2009-2017 | Gross Domestic Product
Bunbury Biennale 2017
Artist talk.
This work reminds us to look closely at things we have taken for granted and things we have forgotten to see. It is a work of fragments. I see them as fragments of our shared histories. Linoleum fragments, of floors walked over, taken for granted and not really seen.
The installation is a narrative. The worn marks and the spilt paint tell stories. Fragments of lives now held together with lines of thread, perhaps read as text, invisible text like the many domestic tasks undertaken each day, taken for granted and then forgotten. The repetitive process of collecting the many and varied Lino fragments and the sewing together is perhaps a reflection of those small tasks, performed each day then, left unnoticed.

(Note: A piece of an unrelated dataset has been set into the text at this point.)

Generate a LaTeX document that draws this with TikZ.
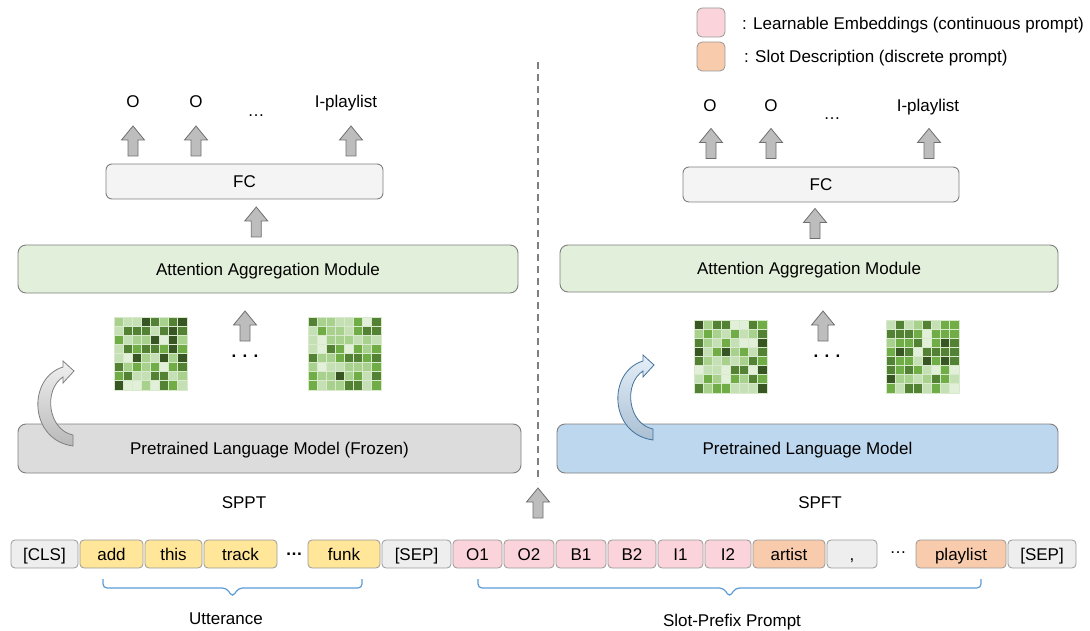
\documentclass[tikz,border=0pt]{standalone}
\usepackage{fontspec}
\setmainfont{Liberation Sans}
\usepackage{tikz}
\usetikzlibrary{calc,positioning}
\usepackage{xcolor}
\definecolor{linegray}{HTML}{7F7F7F}
\definecolor{fcfill}{HTML}{F4F4F4}
\definecolor{attfill}{HTML}{E2EFDA}
\definecolor{frozenfill}{HTML}{DCDCDC}
\definecolor{plmfill}{HTML}{BDD7EE}
\definecolor{tokgray}{HTML}{EEEEEE}
\definecolor{tokyellow}{HTML}{FFE699}
\definecolor{tokpink}{HTML}{FAD4DA}
\definecolor{tokorange}{HTML}{F8CBAD}
\definecolor{arrowfill}{HTML}{BDBDBD}
\definecolor{arrowline}{HTML}{6F6F6F}
\definecolor{braceblue}{HTML}{5B9BD5}
\definecolor{bendblue}{HTML}{41719C}
\definecolor{cellline}{HTML}{D8EACB}
\definecolor{ga}{HTML}{E2F0D9}
\definecolor{gb}{HTML}{C5E0B4}
\definecolor{gc}{HTML}{A9D18E}
\definecolor{gd}{HTML}{70AD47}
\definecolor{ge}{HTML}{548235}
\definecolor{gf}{HTML}{375623}
\colorlet{g1}{ga}\colorlet{g2}{gb}\colorlet{g3}{gb}\colorlet{g4}{gc}
\colorlet{g5}{gc}\colorlet{g6}{gd}\colorlet{g7}{gd}\colorlet{g8}{ge}
\colorlet{g9}{ge}\colorlet{g10}{gf}

\begin{document}
\begin{tikzpicture}[x=1pt, y=-1pt, font=\fontsize{17}{20}\selectfont,
  box/.style={draw=linegray, line width=0.9pt, rounded corners=8pt, inner sep=0pt, text height=12.2pt, text depth=0pt},
  tok/.style={draw=linegray!80, line width=0.8pt, rounded corners=4pt, minimum height=28pt, inner sep=0pt, text height=12.2pt, text depth=0pt},
  lbl/.style={inner sep=0pt, anchor=base},
  cell/.style={draw=cellline, line width=0.5pt},
  arrowbox/.style={draw=arrowline, fill=arrowfill, line width=0.8pt},
  brc/.style={draw=braceblue, line width=1.2pt, rounded corners=4pt},
  uparr/.pic={\path[arrowbox] (-5,15) -- (-5,-1) -- (-11.5,-1) -- (0,-15) -- (11.5,-1) -- (5,-1) -- (5,15) -- cycle;},
  bendarr/.pic={\path[pic actions, line width=0.8pt] (0,-5) .. controls (-25,-10) and (-30,-50) .. (-10,-63) -- (-10,-57) -- (1,-69) -- (-10,-79) -- (-10,-73) .. controls (-46,-62) and (-44,0) .. (0,6) -- cycle;}
]
  \useasboundingbox (0,0) rectangle (1090,631);

  % Legend
  \node[tok, fill=tokpink, minimum width=28pt, minimum height=29pt, rounded corners=5pt] (legPink) at (711,22.5) {};
  \node[tok, fill=tokorange, minimum width=28pt, minimum height=29pt, rounded corners=5pt] (legOrange) at (711,56.5) {};
  \node[lbl, anchor=base west] (legPinkTxt) at (742,30) {: Learnable Embeddings (continuous prompt)};
  \node[lbl, anchor=base west] (legOrangeTxt) at (744,63) {: Slot Description (discrete prompt)};

  % Left model (SPPT)
  \node[box, fill=frozenfill, minimum width=503pt, minimum height=49pt] (plmL) at (269.5,448.5) {Pretrained Language Model (Frozen)};
  \node[box, fill=attfill, minimum width=500pt, minimum height=48pt] (attL) at (268,269) {Attention Aggregation Module};
  \node[box, fill=fcfill, rounded corners=6pt, minimum width=277pt, minimum height=35pt] (fcL) at (244.5,181.5) {FC};
  \node[inner sep=0pt, minimum size=73pt] (mapA) at (150.5,353.5) {};
  \node[inner sep=0pt, minimum size=73pt] (mapB) at (344.5,353.5) {};
  \node[inner sep=0pt] (dotsL) at (245,356) {\textbf{. . .}};
  \node[lbl] (outL1) at (133,108) {O};
  \node[lbl] (outL2) at (196,108) {O};
  \node[lbl] (outL3) at (346,108) {I-playlist};
  \node[inner sep=0pt] (outLdots) at (256,116) {\dots};
  \node[lbl] (spptLbl) at (244,508) {SPPT};
  \pic at (outL1 |- 0,141) {uparr};
  \pic at (outL2 |- 0,141) {uparr};
  \pic at ([xshift=5pt]outL3 |- 0,141) {uparr};
  \pic at ($(fcL.south)!.5!(attL.north)$) {uparr};
  \pic at (245,326) {uparr};
  \pic[draw=linegray, top color=gray!12, bottom color=gray!55] at (73,440) {bendarr};

  % Right model (SPFT)
  \node[box, fill=plmfill, minimum width=501pt, minimum height=49pt] (plmR) at (807.5,448.5) {Pretrained Language Model};
  \node[box, fill=attfill, minimum width=498pt, minimum height=47pt] (attR) at (809,268.5) {Attention Aggregation Module};
  \node[box, fill=fcfill, rounded corners=6pt, minimum width=276pt, minimum height=35pt] (fcR) at (821,184.5) {FC};
  \node[inner sep=0pt, minimum size=73pt] (mapC) at (730.5,356.5) {};
  \node[inner sep=0pt, minimum size=73pt] (mapD) at (922.5,356.5) {};
  \node[inner sep=0pt] (dotsR) at (827,356) {\textbf{. . .}};
  \node[lbl] (outR1) at (710,112) {O};
  \node[lbl] (outR2) at (771,112) {O};
  \node[lbl] (outR3) at (928,112) {I-playlist};
  \node[inner sep=0pt] (outRdots) at (832,119) {\dots};
  \node[lbl] (spftLbl) at (820,508) {SPFT};
  \pic at (711,143.5) {uparr};
  \pic at (771,143.5) {uparr};
  \pic at (929,143.5) {uparr};
  \pic at ($(fcR.south)!.5!(attR.north)$) {uparr};
  \pic at (823,326) {uparr};
  \pic[draw=bendblue, top color=plmfill!40, bottom color=bendblue!45] at (653,434) {bendarr};

  % Attention maps
  \foreach \m/\s in {mapA/3, mapB/17, mapC/29, mapD/41}{
    \pgfmathsetseed{\s}
    \foreach \i in {0,...,7}
      \foreach \j in {0,...,7}{
        \pgfmathrandominteger{\r}{1}{10}
        \draw[cell, fill=g\r] ([shift={(\i*9.125,\j*9.125)}]\m.north west) rectangle ++(9.125,9.125);
      }
  }

  % Divider
  \coordinate (divTop) at (538,62);
  \coordinate (divBot) at (538,482);
  \draw[linegray, line width=1.4pt, dash pattern=on 7pt off 5pt] (divTop) -- (divBot);
  \pic at (538,503) {uparr};

  % Input tokens
  \foreach \n/\c/\w/\t/\f in {cls/44.5/67/[CLS]/tokgray, add/111.5/63/add/tokyellow,
      this/173.5/57/this/tokyellow, track/240.5/73/track/tokyellow, funk/344/72/funk/tokyellow,
      sepA/416.5/69/[SEP]/tokgray, oA/477.5/49/O1/tokpink, oB/529/50/O2/tokpink,
      bA/581/50/B1/tokpink, bB/632/48/B2/tokpink, iA/680.5/45/I1/tokpink, iB/728/46/I2/tokpink,
      artist/789/72/artist/tokorange, comma/852/50/{,}/tokgray, playlist/961/90/playlist/tokorange,
      sepB/1042/68/[SEP]/tokgray}
    \node[tok, fill=\f, minimum width=\w pt] (\n) at (\c,554) {\t};
  \node[inner sep=0pt] (tokDotsA) at (294,554) {\textbf{\dots}};
  \node[inner sep=0pt] (tokDotsB) at (898,553) {\dots};

  % Braces
  \coordinate (uttL) at (103,579);
  \coordinate (uttR) at (362,579);
  \coordinate (slotL) at (478,579);
  \coordinate (slotR) at (981,579);
  \draw[brc] (uttL) |- ($(uttL)!.5!(uttR)+(-6,9)$) -- ($(uttL)!.5!(uttR)+(0,18)$) -- ($(uttL)!.5!(uttR)+(6,9)$) -| (uttR);
  \draw[brc] (slotL) |- ($(slotL)!.5!(slotR)+(-6,9)$) -- ($(slotL)!.5!(slotR)+(0,18)$) -- ($(slotL)!.5!(slotR)+(6,9)$) -| (slotR);
  \node[lbl] (uttLbl) at (226,624) {Utterance};
  \node[lbl] (slotLbl) at (732,626) {Slot-Prefix Prompt};
\end{tikzpicture}
\end{document}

The work can also be seen as a review of social, and cultural values of the changing nature, shape and structure of female roles and identity. It also attempts to find processes which investigate and explore these issues from a female perspective.
G.D.P.? Mixed media 2014
Reflecting the essential part women have played in determining the nature, shape and structure of contemporary female role and identity, this work functions as a review of cultural values: What is the real value of Gross Domestic Product? When you tease apart the words, domestic chores, silent endeavours? By using reclaimed household floor covering, held together with a painstaking stitch, I am seeking to look closely at things we take for granted and have forgotten to see, of daily ongoing rituals that give meaning but in themselves become meaningless.